- Bohdanivka Location in Ternopil Oblast
- Coordinates: 49°33′20″N 25°59′20″E﻿ / ﻿49.55556°N 25.98889°E
- Country: Ukraine
- Oblast: Ternopil Oblast
- Raion: Ternopil Raion
- Hromada: Pidvolochysk settlement hromada
- Time zone: UTC+2 (EET)
- • Summer (DST): UTC+3 (EEST)
- Postal code: 47832

= Bohdanivka, Pidvolochysk settlement hromada, Ternopil Raion, Ternopil Oblast =

Rural locality in Ternopil Oblast, Ukraine

Bohdanivka (Богданівка) is a village in Pidvolochysk settlement hromada, Ternopil Raion, Ternopil Oblast, Ukraine.

==History==
The first written mention of the village was in 1583.

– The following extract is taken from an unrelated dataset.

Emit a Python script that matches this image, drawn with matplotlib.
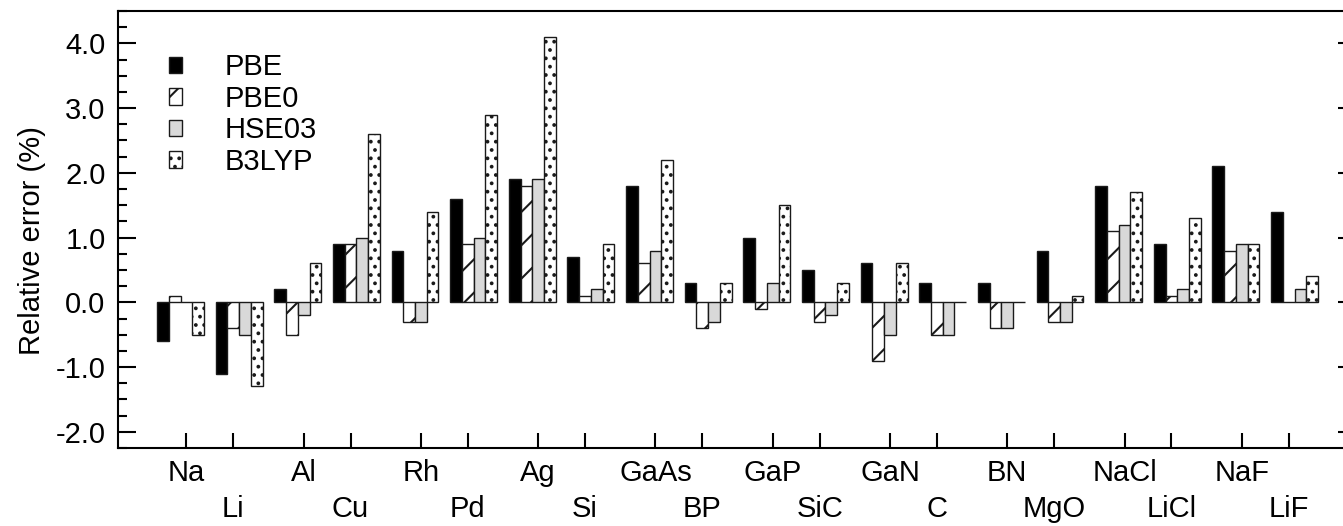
import numpy as np
import matplotlib
matplotlib.use("Agg")
import matplotlib.pyplot as plt
from matplotlib.patches import Patch

plt.rcParams['font.family'] = ['Liberation Sans', 'DejaVu Sans']
plt.rcParams['axes.unicode_minus'] = False
plt.rcParams['hatch.linewidth'] = 1.5

# relative error of the lattice constant (%) per solid
solids = ["Na", "Li", "Al", "Cu", "Rh", "Pd", "Ag", "Si", "GaAs", "BP",
          "GaP", "SiC", "GaN", "C", "BN", "MgO", "NaCl", "LiCl", "NaF", "LiF"]
pbe = [-0.6, -1.1, 0.2, 0.9, 0.8, 1.6, 1.9, 0.7, 1.8, 0.3,
       1.0, 0.5, 0.6, 0.3, 0.3, 0.8, 1.8, 0.9, 2.1, 1.4]
pbe0 = [0.1, -0.4, -0.5, 0.9, -0.3, 0.9, 1.8, 0.1, 0.6, -0.4,
        -0.1, -0.3, -0.9, -0.5, -0.4, -0.3, 1.1, 0.1, 0.8, 0.0]
hse03 = [0.0, -0.5, -0.2, 1.0, -0.3, 1.0, 1.9, 0.2, 0.8, -0.3,
         0.3, -0.2, -0.5, -0.5, -0.4, -0.3, 1.2, 0.2, 0.9, 0.2]
b3lyp = [-0.5, -1.3, 0.6, 2.6, 1.4, 2.9, 4.1, 0.9, 2.2, 0.3,
         1.5, 0.3, 0.6, 0.0, 0.0, 0.1, 1.7, 1.3, 0.9, 0.4]

series = [
    ("PBE", pbe, dict(facecolor="black", hatch=None)),
    ("PBE0", pbe0, dict(facecolor="white", hatch="/")),
    ("HSE03", hse03, dict(facecolor="#d9d9d9", hatch=None)),
    ("B3LYP", b3lyp, dict(facecolor="white", hatch="..")),
]

edge = "#1a1a1a"
fs = 21

fig = plt.figure(figsize=(13.43, 5.26), dpi=100)
ax = fig.add_axes([118 / 1343, 78 / 526, (1345 - 118) / 1343, (448 - 11) / 526])

x = np.arange(len(solids))
width = 0.2
handles = []
for k, (name, vals, st) in enumerate(series):
    ax.bar(x + (k - 1.5) * width, vals, width, edgecolor=edge, linewidth=1.0, **st)
    handles.append(Patch(edgecolor=edge, linewidth=1.0, label=name, **st))

ax.set_xlim(-1.066, 19.86)
ax.set_ylim(-2.25, 4.5)

# y axis
ax.set_yticks(np.arange(-2, 5, 1.0))
ax.set_yticks(np.arange(-2.25, 4.51, 0.25), minor=True)
ax.set_yticklabels([f"{v:.1f}" for v in np.arange(-2, 5, 1.0)], fontsize=fs)
ax.tick_params(axis="y", which="major", direction="in", length=13, width=1.5, pad=9)
ax.tick_params(axis="y", which="minor", direction="in", length=6.5, width=1.5)
ax.set_ylabel("Relative error (%)", fontsize=fs)
ax.yaxis.set_label_coords(-0.059, 0.475)

# x axis: even solids on the first label row (major), odd ones on the second (minor)
even = x[x % 2 == 0]
odd = x[x % 2 == 1]
ax.xaxis.set_major_locator(matplotlib.ticker.FixedLocator(even + 0.1))
ax.xaxis.set_minor_locator(matplotlib.ticker.FixedLocator(odd - 0.1))
ax.set_xticklabels([solids[i] for i in even], fontsize=fs)
ax.set_xticklabels([solids[i] for i in odd], minor=True, fontsize=fs)
ax.tick_params(axis="x", which="major", direction="in", length=11, width=1.5, pad=8)
ax.tick_params(axis="x", which="minor", direction="in", length=11, width=1.5, pad=34)

sec = ax.secondary_yaxis("right")
sec.set_yticks(np.arange(-2, 5, 1.0))
sec.tick_params(direction="in", length=5, width=1.5, labelright=False)
sec.spines["right"].set_linewidth(1.5)

for sp in ax.spines.values():
    sp.set_linewidth(1.5)

ax.legend(handles=handles, loc="upper left", bbox_to_anchor=(0.032, 0.93),
          frameon=False, fontsize=fs, handlelength=0.45, handleheight=0.5,
          handletextpad=1.45, labelspacing=0.12, borderaxespad=0)

fig.savefig("out.png", dpi=100)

After the liquidation of the Pidvolochysk Raion on 19 July 2020, the village became part of the Ternopil Raion.

==Religion==
- St. Nicholas church (1896; restored in 1909).

==Notable residents==
A doctor of chemical sciences, professor emeritus of Lviv University Mykhailo Soltys lived and studied in the village; poet and literary critic Yevhen Sverstiuk worked as a teacher.

In 1898 the village was visited by the historian and statesman Mykhailo Hrushevskyi (in the early 1890s his wife Maria-Ivanna and daughter Kateryna stayed there). The writer Borys Antonenko-Davydovych also visited the village.